Kini setelah 11 tahun reformasi (orde terbaru), pembangunan bangsa tampaknya masih mengikuti pembangunan orde baru. Pembangunan yang mengembangbiakkan kekayaan pemodal asing. Pemerintah tetap taat pada agenda neoliberalisme yang ditandai dengan kebijakan-kebijakan yang berbau neoliberal seperti privatisasi aset-aset negara, pencabutan subsidi rakyat, dan penyerahan ekonomi pada pasar.
Rakyat miskin semakin tergusur mengatasnamakan pembangunan, orang miskin tak bisa sekolah karena tak ada subsidi pendidikan apalagi sejak dikeluarkannya UU BHP yang jelas-jelas melarang orang miskin mengecap pendidikan. Padahal seharusnya untuk membangun bangsa ini harus dimulai dari pendidikan. Tidak ada satu pun negara di dunia ini yang maju tanpa pendidikan.
Pembangunan Pendidikan 
Tanpa pendidikan, bangsa ini tetap gelap. Supaya bangsa terang, dibutuhkan suluh bangsa yaitu pendidikan.
Sesuai dengan konstitusi, semua warga negara berhak mendapatkan pendidikan yang bermutu.
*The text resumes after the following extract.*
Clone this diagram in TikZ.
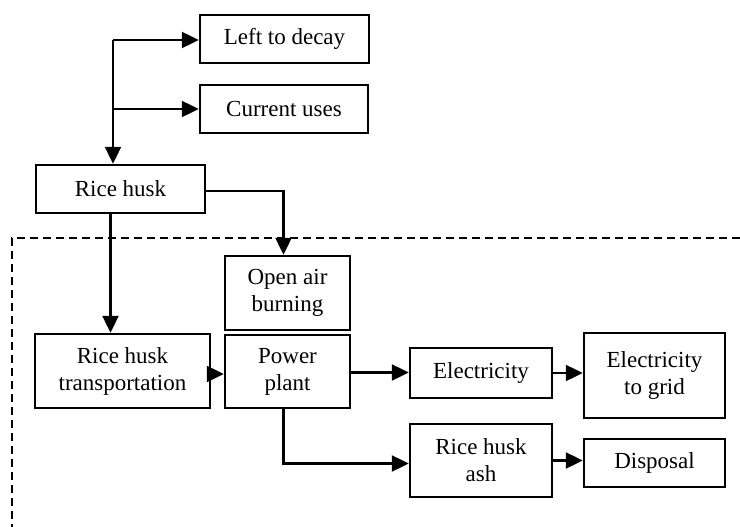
\documentclass[tikz,border=0pt]{standalone}
\usepackage{fontspec}
\setmainfont{Liberation Serif}
\usetikzlibrary{arrows.meta}

\begin{document}
\begin{tikzpicture}[x=1pt,y=-1pt,
  box/.style={draw,line width=2.4pt,inner sep=0pt,align=center,
    font=\fontsize{23}{27}\selectfont},
  arr/.style={line width=2.2pt,-{Triangle[length=17pt,width=16pt]}}]
\useasboundingbox (0,0) rectangle (740,527);
% dashed boundary of the power plant system
\draw[line width=2pt,dash pattern=on 8pt off 5pt] (740,238) -- (12,238) -- (12,527);
\node[box,minimum width=169,minimum height=48] (decay) at (284.5,39) {Left to decay};
\node[box,minimum width=168,minimum height=48] (uses) at (284,109) {Current uses};
\node[box,minimum width=169,minimum height=48] (husk) at (120.5,189) {Rice husk};
\node[box,minimum width=125,minimum height=74] (openair) at (287.5,293) {Open air\\burning};
\node[box,minimum width=125,minimum height=73] (power) at (287.5,371.5) {Power\\plant};
\node[box,minimum width=175,minimum height=74] (transport) at (122.5,371) {Rice husk\\transportation};
\node[box,minimum width=142,minimum height=50] (elec) at (481,373) {Electricity};
\node[box,minimum width=141,minimum height=85] (grid) at (654.5,375.5) {Electricity\\to grid};
\node[box,minimum width=142,minimum height=73] (ash) at (481,460.5) {Rice husk\\ash};
\node[box,minimum width=141,minimum height=48] (disposal) at (654.5,463) {Disposal};
\coordinate (trunk) at (113,40);
\draw[arr] (trunk) -- (trunk -| decay.west);
\draw[arr] (trunk |- uses) -- (uses.west);
\draw[arr] (trunk) -- (trunk |- husk.north);
\draw[arr] ([yshift=-2]husk.east) -| ([xshift=-4]openair.north);
\draw[arr] ([xshift=-10]husk.south) -- ([xshift=-10]husk.south |- transport.north);
\draw[arr] ([yshift=-3]transport.east) -- ([yshift=-3]transport.east -| power.west);
\draw[arr] ([yshift=-1]power.east) -- ([yshift=-1]power.east -| elec.west);
\draw[arr] (elec.east) -- (elec.east -| grid.west);
\draw[arr] ([xshift=-4]power.south) |- ([yshift=-3]ash.west);
\draw[arr] (ash.east) -- (ash.east -| disposal.west);
\end{tikzpicture}
\end{document}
Pendidikan yang membentuk pola pikir, moral, kemandirian, nasionalisme, kekritisan, dan mampu menjawab persoalan bangsa.
Pembangunan pendidikan diupayakan guna membebaskan rakyat dari penjara kemiskinan, pengangguran, kebodohan, kesengsaraan dan ketertindasan rakyat. Upaya pembebasan itu bukanlah hal yang mudah, dibutuhkan orang yang cerdas bermoral. Rakyat yang cerdas bermoral menjadi modal utama dalam membangun bangsa ini.
Untuk itu, tanpa kebijakan pemerintah yang benar-benar berdasar, maka negara ini tetap terombang-ambing atau berketergantungan. Bisa jadi, menjadi bangsa pengemis di negeri sendiri. Tentu, kita tak mau mewariskan ini semua pada anak cucu negeri. Sudah saatnya, negara ini bangkit membangun kembali manusianya melalui pembangunan pendidikan yang bermutu dan berkeadilan.
Pembangunan pendidikan  sejalan dengan penghematan anggaran negara, pemberantasan korupsi, penegakan hukum, dan peningkatan kesejahteraan rakyat. Mari kita bangun masa depan negara ini demi terwujudnya cita-cita bersama. Kita pasti (bisa) bangkit dari keterpurukan. Membangun pendidikan membangkitkan bangsa.